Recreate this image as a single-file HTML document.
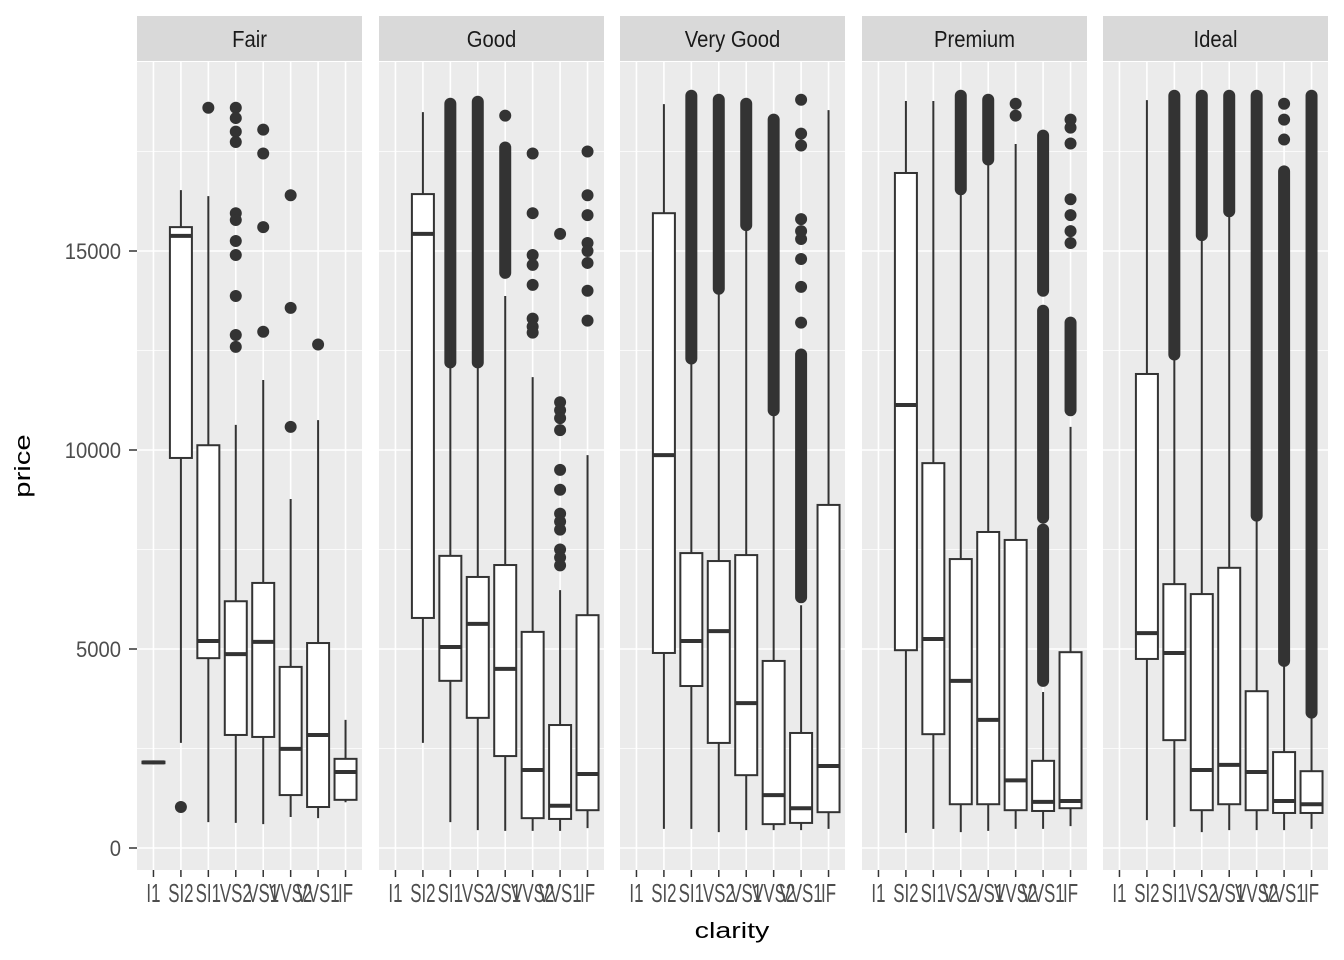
<!DOCTYPE html>
<html><head><meta charset="utf-8"><style>
html,body{margin:0;padding:0;background:#fff;}
svg{display:block;font-family:"Liberation Sans",sans-serif;}
</style></head><body>
<svg id="chart" width="1344" height="960">
<text transform="translate(732,938) scale(1.3,1)" text-anchor="middle" font-size="22" fill="#000">clarity</text>
<text transform="translate(30,466) rotate(-90) scale(1.33,1)" text-anchor="middle" font-size="22" fill="#000">price</text>
</svg>
<script>
const cuts = ["Fair","Good","Very Good","Premium","Ideal"];
const clarities = ["I1","SI2","SI1","VS2","VS1","VVS2","VVS1","IF"];
const yTicks = [0,5000,10000,15000];
const yTickLabels = ["0","5000","10000","15000"];
// [lowWhisker, q1, median, q3, highWhisker] per cut x clarity
const fairStats = [[2100,2130,2150,2170,2200],[2640,9800,15380,15600,16530],[650,4770,5200,10120,16380],[630,2840,4870,6200,10630],[600,2790,5180,6660,11760],[780,1330,2490,4550,8770],[750,1030,2840,5150,10750],[1150,1210,1910,2240,3220]];
const goodStats = [null,[2640,5780,15430,16430,18490],[650,4200,5050,7340,12760],[450,3270,5630,6810,12140],[430,2310,4500,7110,13870],[430,750,1960,5430,11830],[430,730,1060,3090,6480],[500,950,1860,5850,9870]];
const veryGoodStats = [null,[480,4900,9870,15950,18690],[480,4070,5200,7410,12210],[400,2640,5450,7210,14020],[450,1830,3640,7360,15580],[450,600,1330,4700,11000],[450,630,1000,2890,6100],[480,900,2060,8620,18540]];
const premiumStats = [null,[380,4970,11130,16960,18770],[480,2860,5250,9670,18770],[400,1100,4200,7260,16530],[430,1100,3220,7940,17260],[480,950,1700,7740,17690],[480,930,1160,2190,3920],[550,1000,1180,4920,10580]];
const idealStats = [null,[700,4750,5400,11910,18790],[530,2710,4900,6630,12390],[400,950,1960,6380,15380],[450,1100,2090,7040,15880],[450,950,1910,3940,8290],[450,880,1180,2410,4670],[480,880,1100,1930,3340]];
// individual outliers
const fairOut = [[],[1030],[18600],[18600,18340,18000,17740,15950,15780,15250,14900,13870,12890,12590],[18050,17450,15600,12970],[16400,13570,10580],[12650],[]];
const goodOut = [[],[],[],[],[18400],[17450,15950,14900,14650,14150,13300,13100,12950],[15430,11200,11000,10800,10500,9500,9000,8400,8200,8000,7500,7300,7100],[17500,16400,15900,15200,15000,14700,14000,13250]];
const veryGoodOut = [[],[],[],[],[],[],[13200,14100,14800,15300,15500,15800,17650,17950,18800],[]];
const premiumOut = [[],[],[],[],[],[18400,18700],[],[15200,15500,15900,16300,17700,18100,18300]];
const idealOut = [[],[],[],[],[],[],[17800,18300,18700],[]];
// dense outlier runs [from,to]
const fairDense = [[],[],[],[],[],[],[],[]];
const goodDense = [[],[],[[12200,18700]],[[12200,18750]],[[14450,17600]],[],[],[]];
const veryGoodDense = [[],[],[[12300,18900]],[[14050,18800]],[[15650,18700]],[[11000,18300]],[[6300,12400]],[]];
const premiumDense = [[],[],[],[[16550,18900]],[[17300,18800]],[],[[4200,8000],[8300,13500],[14000,17900]],[[11000,13200]]];
const idealDense = [[],[],[[12400,18900]],[[15400,18900]],[[16000,18900]],[[8350,18900]],[[4700,17000]],[[3400,18900]]];

const allStats=[fairStats,goodStats,veryGoodStats,premiumStats,idealStats];
const allOut=[fairOut,goodOut,veryGoodOut,premiumOut,idealOut];
const allDense=[fairDense,goodDense,veryGoodDense,premiumDense,idealDense];

const NS="http://www.w3.org/2000/svg";
const svg=document.getElementById('chart');
const panelLefts=[137,379,620,862,1103], panelW=225, pTop=62, pBot=870;
const yScale=v=>848-v*0.0398;
const xScale=(p,i)=>panelLefts[p]+(i+0.6)*panelW/8.2;
function mk(tag,attrs,parent){const e=document.createElementNS(NS,tag);for(const k in attrs)e.setAttribute(k,attrs[k]);(parent||svg).appendChild(e);return e;}

// y axis ticks
yTicks.forEach((t,i)=>{
  const tl=mk('line',{x1:129,x2:137,y1:yScale(t),y2:yScale(t),stroke:'#333','stroke-width':1.5});
  
  
  const tx=mk('text',{transform:'translate(121,'+(yScale(t)+8)+') scale(0.92,1)','text-anchor':'end','font-size':22,fill:'#4d4d4d'});
  tx.textContent=yTickLabels[i];
  
  
});

cuts.forEach((cut,p)=>{
  const g=mk('g',{});
  
  
  const L=panelLefts[p];
  mk('rect',{x:L,y:16,width:panelW,height:45,fill:'#d9d9d9'},g);
  const st=mk('text',{transform:'translate('+(L+panelW/2)+',47) scale(0.88,1)','text-anchor':'middle','font-size':23,fill:'#1a1a1a'},g);
  st.textContent=cut;
  
  
  mk('rect',{x:L,y:pTop,width:panelW,height:pBot-pTop,fill:'#ebebeb'},g);
  [2500,7500,12500,17500].forEach(v=>mk('line',{x1:L,x2:L+panelW,y1:yScale(v),y2:yScale(v),stroke:'#fff','stroke-width':0.8},g));
  yTicks.forEach(v=>mk('line',{x1:L,x2:L+panelW,y1:yScale(v),y2:yScale(v),stroke:'#fff','stroke-width':1.6},g));
  clarities.forEach((c,i)=>{
    const x=xScale(p,i);
    mk('line',{x1:x,x2:x,y1:pTop,y2:pBot,stroke:'#fff','stroke-width':1.6},g);
    mk('line',{x1:x,x2:x,y1:pBot,y2:pBot+7,stroke:'#333','stroke-width':1.5},g);
    const xl=mk('text',{transform:'translate('+x+',902) scale(0.65,1)','text-anchor':'middle','font-size':26,fill:'#4d4d4d'},g);
    xl.textContent=c;
    
    
  });
  clarities.forEach((c,i)=>{
    const x=xScale(p,i), s=allStats[p][i];
    allDense[p][i].forEach(r=>{
      const d=mk('line',{x1:x,x2:x,y1:yScale(r[0]),y2:yScale(r[1]),stroke:'#333','stroke-width':12,'stroke-linecap':'round'},g);
      
      
    });
    allOut[p][i].forEach(v=>{
      const o=mk('circle',{cx:x,cy:yScale(v),r:6,fill:'#333'},g);
      
      
    });
    if(!s) return;
    const bw=22;
    const b=mk('g',{},g);
    
    
    mk('line',{x1:x,x2:x,y1:yScale(s[0]),y2:yScale(s[4]),stroke:'#333','stroke-width':2},b);
    mk('rect',{x:x-bw/2,y:yScale(s[3]),width:bw,height:Math.max(0.1,yScale(s[1])-yScale(s[3])),fill:'#fff',stroke:'#333','stroke-width':2},b);
    mk('line',{x1:x-bw/2,x2:x+bw/2,y1:yScale(s[2]),y2:yScale(s[2]),stroke:'#333','stroke-width':4},b);
  });
});
</script>
</body></html>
================
Retype everything in the material word for word, minus pictures.

= Solution =
Recreate this image as a single-file HTML document.
<!DOCTYPE html>
<html><head><meta charset="utf-8"><style>
html,body{margin:0;padding:0;background:#fff;}
svg{display:block;font-family:"Liberation Sans",sans-serif;}
</style></head><body>
<svg id="chart" width="1344" height="960">
<text transform="translate(732,938) scale(1.3,1)" text-anchor="middle" font-size="22" fill="#000">clarity</text>
<text transform="translate(30,466) rotate(-90) scale(1.33,1)" text-anchor="middle" font-size="22" fill="#000">price</text>
</svg>
<script>
const cuts = ["Fair","Good","Very Good","Premium","Ideal"];
const clarities = ["I1","SI2","SI1","VS2","VS1","VVS2","VVS1","IF"];
const yTicks = [0,5000,10000,15000];
const yTickLabels = ["0","5000","10000","15000"];
// [lowWhisker, q1, median, q3, highWhisker] per cut x clarity
const fairStats = [[2100,2130,2150,2170,2200],[2640,9800,15380,15600,16530],[650,4770,5200,10120,16380],[630,2840,4870,6200,10630],[600,2790,5180,6660,11760],[780,1330,2490,4550,8770],[750,1030,2840,5150,10750],[1150,1210,1910,2240,3220]];
const goodStats = [null,[2640,5780,15430,16430,18490],[650,4200,5050,7340,12760],[450,3270,5630,6810,12140],[430,2310,4500,7110,13870],[430,750,1960,5430,11830],[430,730,1060,3090,6480],[500,950,1860,5850,9870]];
const veryGoodStats = [null,[480,4900,9870,15950,18690],[480,4070,5200,7410,12210],[400,2640,5450,7210,14020],[450,1830,3640,7360,15580],[450,600,1330,4700,11000],[450,630,1000,2890,6100],[480,900,2060,8620,18540]];
const premiumStats = [null,[380,4970,11130,16960,18770],[480,2860,5250,9670,18770],[400,1100,4200,7260,16530],[430,1100,3220,7940,17260],[480,950,1700,7740,17690],[480,930,1160,2190,3920],[550,1000,1180,4920,10580]];
const idealStats = [null,[700,4750,5400,11910,18790],[530,2710,4900,6630,12390],[400,950,1960,6380,15380],[450,1100,2090,7040,15880],[450,950,1910,3940,8290],[450,880,1180,2410,4670],[480,880,1100,1930,3340]];
// individual outliers
const fairOut = [[],[1030],[18600],[18600,18340,18000,17740,15950,15780,15250,14900,13870,12890,12590],[18050,17450,15600,12970],[16400,13570,10580],[12650],[]];
const goodOut = [[],[],[],[],[18400],[17450,15950,14900,14650,14150,13300,13100,12950],[15430,11200,11000,10800,10500,9500,9000,8400,8200,8000,7500,7300,7100],[17500,16400,15900,15200,15000,14700,14000,13250]];
const veryGoodOut = [[],[],[],[],[],[],[13200,14100,14800,15300,15500,15800,17650,17950,18800],[]];
const premiumOut = [[],[],[],[],[],[18400,18700],[],[15200,15500,15900,16300,17700,18100,18300]];
const idealOut = [[],[],[],[],[],[],[17800,18300,18700],[]];
// dense outlier runs [from,to]
const fairDense = [[],[],[],[],[],[],[],[]];
const goodDense = [[],[],[[12200,18700]],[[12200,18750]],[[14450,17600]],[],[],[]];
const veryGoodDense = [[],[],[[12300,18900]],[[14050,18800]],[[15650,18700]],[[11000,18300]],[[6300,12400]],[]];
const premiumDense = [[],[],[],[[16550,18900]],[[17300,18800]],[],[[4200,8000],[8300,13500],[14000,17900]],[[11000,13200]]];
const idealDense = [[],[],[[12400,18900]],[[15400,18900]],[[16000,18900]],[[8350,18900]],[[4700,17000]],[[3400,18900]]];

const allStats=[fairStats,goodStats,veryGoodStats,premiumStats,idealStats];
const allOut=[fairOut,goodOut,veryGoodOut,premiumOut,idealOut];
const allDense=[fairDense,goodDense,veryGoodDense,premiumDense,idealDense];

const NS="http://www.w3.org/2000/svg";
const svg=document.getElementById('chart');
const panelLefts=[137,379,620,862,1103], panelW=225, pTop=62, pBot=870;
const yScale=v=>848-v*0.0398;
const xScale=(p,i)=>panelLefts[p]+(i+0.6)*panelW/8.2;
function mk(tag,attrs,parent){const e=document.createElementNS(NS,tag);for(const k in attrs)e.setAttribute(k,attrs[k]);(parent||svg).appendChild(e);return e;}

// y axis ticks
yTicks.forEach((t,i)=>{
  const tl=mk('line',{x1:129,x2:137,y1:yScale(t),y2:yScale(t),stroke:'#333','stroke-width':1.5});
  
  
  const tx=mk('text',{transform:'translate(121,'+(yScale(t)+8)+') scale(0.92,1)','text-anchor':'end','font-size':22,fill:'#4d4d4d'});
  tx.textContent=yTickLabels[i];
  
  
});

cuts.forEach((cut,p)=>{
  const g=mk('g',{});
  
  
  const L=panelLefts[p];
  mk('rect',{x:L,y:16,width:panelW,height:45,fill:'#d9d9d9'},g);
  const st=mk('text',{transform:'translate('+(L+panelW/2)+',47) scale(0.88,1)','text-anchor':'middle','font-size':23,fill:'#1a1a1a'},g);
  st.textContent=cut;
  
  
  mk('rect',{x:L,y:pTop,width:panelW,height:pBot-pTop,fill:'#ebebeb'},g);
  [2500,7500,12500,17500].forEach(v=>mk('line',{x1:L,x2:L+panelW,y1:yScale(v),y2:yScale(v),stroke:'#fff','stroke-width':0.8},g));
  yTicks.forEach(v=>mk('line',{x1:L,x2:L+panelW,y1:yScale(v),y2:yScale(v),stroke:'#fff','stroke-width':1.6},g));
  clarities.forEach((c,i)=>{
    const x=xScale(p,i);
    mk('line',{x1:x,x2:x,y1:pTop,y2:pBot,stroke:'#fff','stroke-width':1.6},g);
    mk('line',{x1:x,x2:x,y1:pBot,y2:pBot+7,stroke:'#333','stroke-width':1.5},g);
    const xl=mk('text',{transform:'translate('+x+',902) scale(0.65,1)','text-anchor':'middle','font-size':26,fill:'#4d4d4d'},g);
    xl.textContent=c;
    
    
  });
  clarities.forEach((c,i)=>{
    const x=xScale(p,i), s=allStats[p][i];
    allDense[p][i].forEach(r=>{
      const d=mk('line',{x1:x,x2:x,y1:yScale(r[0]),y2:yScale(r[1]),stroke:'#333','stroke-width':12,'stroke-linecap':'round'},g);
      
      
    });
    allOut[p][i].forEach(v=>{
      const o=mk('circle',{cx:x,cy:yScale(v),r:6,fill:'#333'},g);
      
      
    });
    if(!s) return;
    const bw=22;
    const b=mk('g',{},g);
    
    
    mk('line',{x1:x,x2:x,y1:yScale(s[0]),y2:yScale(s[4]),stroke:'#333','stroke-width':2},b);
    mk('rect',{x:x-bw/2,y:yScale(s[3]),width:bw,height:Math.max(0.1,yScale(s[1])-yScale(s[3])),fill:'#fff',stroke:'#333','stroke-width':2},b);
    mk('line',{x1:x-bw/2,x2:x+bw/2,y1:yScale(s[2]),y2:yScale(s[2]),stroke:'#333','stroke-width':4},b);
  });
});
</script>
</body></html>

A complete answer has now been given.